Automated alert report from nagios1.private.scl3.mozilla.com: Hostname: elasticsearch1.bugs.scl3.mozilla.com Service: nodes - Elasticsearch State: WARNING Output: One or more indexes are missing replica shards. Use -vv to list them. Runbook: http://m.allizom.org/nodes+-+Elasticsearch
Automated alert acknowledgement: (rbryce)es2 and es3 reinitializing slow but sure
kicked es3 as it seemed to be wedged. according to the paramedic app, es3 is stuck initializing. Not sure the action to take.
Automated alert acknowledgement: (w0ts0n)aware and looking
Brief update: This morning, the state of the cluster was: elasticsearch1.bugs.scl3 (ES1) -- held master copy of almost all index shards elasticsearch2.bugs.scl3 (ES2) -- held master copy of a shard for bmo_show_bug index, few replica shards elasticsearch3.bugs.scl3 (ES3) -- held bupkis (no masters or replicas) The last message in the ES3 ES logs show that it had lost connectivity with the ES master (ES1). There was a corresponding message in the logs on ES1. Currently, we're going to try to let the cluster recover gracefully: 1. wait for ES1 stop GCing (it's been going on for about 40 minutes now) 2. re-add ES2 and ES3 to the cluster if they've dropped out due to communication issues 3. see if the cluster will self-heal (restart initializing nodes) If not, the plan is work with Mark Cote to see if there is a need for more aggressive recovery plan. (The normal point of contact, Kyle, is out.) In trying to restart replication and making a strategic choice to sacrifice bmo_show_bug if replication could be recovered, the current state of the cluster is: ES1 -- holds master copy of most index shards ES2 -- holds bupkis ES3 -- holds master copy of bmo_allizom_show_bug shards 3+4, bmo_show_bug shard1 I see attempts to initialize shards on ES2 and ES3, but they never leave the initializing state. The theory is that ES1 is too busy with GC to respond correctly.
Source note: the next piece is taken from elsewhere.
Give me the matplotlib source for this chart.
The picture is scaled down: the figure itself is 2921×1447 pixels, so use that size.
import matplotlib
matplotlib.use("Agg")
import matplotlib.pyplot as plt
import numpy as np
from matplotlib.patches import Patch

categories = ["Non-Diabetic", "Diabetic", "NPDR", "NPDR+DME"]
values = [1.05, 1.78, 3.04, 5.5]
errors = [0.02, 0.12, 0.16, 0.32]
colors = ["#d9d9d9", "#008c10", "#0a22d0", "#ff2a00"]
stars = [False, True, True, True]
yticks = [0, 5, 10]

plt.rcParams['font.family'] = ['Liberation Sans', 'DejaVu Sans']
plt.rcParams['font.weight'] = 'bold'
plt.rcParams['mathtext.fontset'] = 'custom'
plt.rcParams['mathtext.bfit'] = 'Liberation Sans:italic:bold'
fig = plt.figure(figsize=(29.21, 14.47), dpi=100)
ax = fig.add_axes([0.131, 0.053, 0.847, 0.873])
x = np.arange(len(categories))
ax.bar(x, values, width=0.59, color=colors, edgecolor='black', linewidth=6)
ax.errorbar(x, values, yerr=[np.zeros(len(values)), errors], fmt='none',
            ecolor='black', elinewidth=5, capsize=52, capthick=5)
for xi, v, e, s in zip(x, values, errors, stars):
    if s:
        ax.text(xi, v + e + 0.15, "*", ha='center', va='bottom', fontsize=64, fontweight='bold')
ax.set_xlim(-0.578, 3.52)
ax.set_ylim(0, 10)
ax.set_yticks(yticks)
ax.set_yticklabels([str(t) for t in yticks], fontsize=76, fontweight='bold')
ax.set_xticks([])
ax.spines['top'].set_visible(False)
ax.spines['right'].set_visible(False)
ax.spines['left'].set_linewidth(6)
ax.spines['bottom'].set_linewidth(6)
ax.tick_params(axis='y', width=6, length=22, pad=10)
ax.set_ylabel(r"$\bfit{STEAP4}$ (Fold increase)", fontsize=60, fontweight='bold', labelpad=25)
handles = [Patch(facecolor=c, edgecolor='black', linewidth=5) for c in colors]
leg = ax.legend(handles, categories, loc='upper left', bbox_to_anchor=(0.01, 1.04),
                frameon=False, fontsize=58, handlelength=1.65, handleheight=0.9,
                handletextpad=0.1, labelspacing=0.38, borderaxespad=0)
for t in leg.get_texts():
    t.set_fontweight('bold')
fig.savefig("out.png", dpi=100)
TIL: charts.mozilla.org will fall back to using the public bugzilla cluster if (rightly or wrongly) it determines that it can not talk to the private bugzilla cluster. The memory pressures on ES1 don't seem to be decreasing at all. The current plan is to restart the cluster and force a rebuild of the indexes later this afternoon (when fubar is available).
Automated alert recovery: Hostname: elasticsearch1.bugs.scl3.mozilla.com Service: nodes - Elasticsearch State: OK Output: Monitoring cluster 'bugs_public'
In a stroke of luck, it looks like we *might* not have to do any rebuilding of indexes. Doing a full shutdown and restart of the cluster, it looks like all the shards came up cleanly, even the one shard of bmo_show_bug that it had been complaining about. It might be the case that some writes may be missing, but neither fubar or I have the tools or knowledge to verify that. In the worst case, one or more indexes may need to be rebuilt but the cluster should now be back to being 1) fully replicated and 2) responsive (since query load should be spread back out among the servers).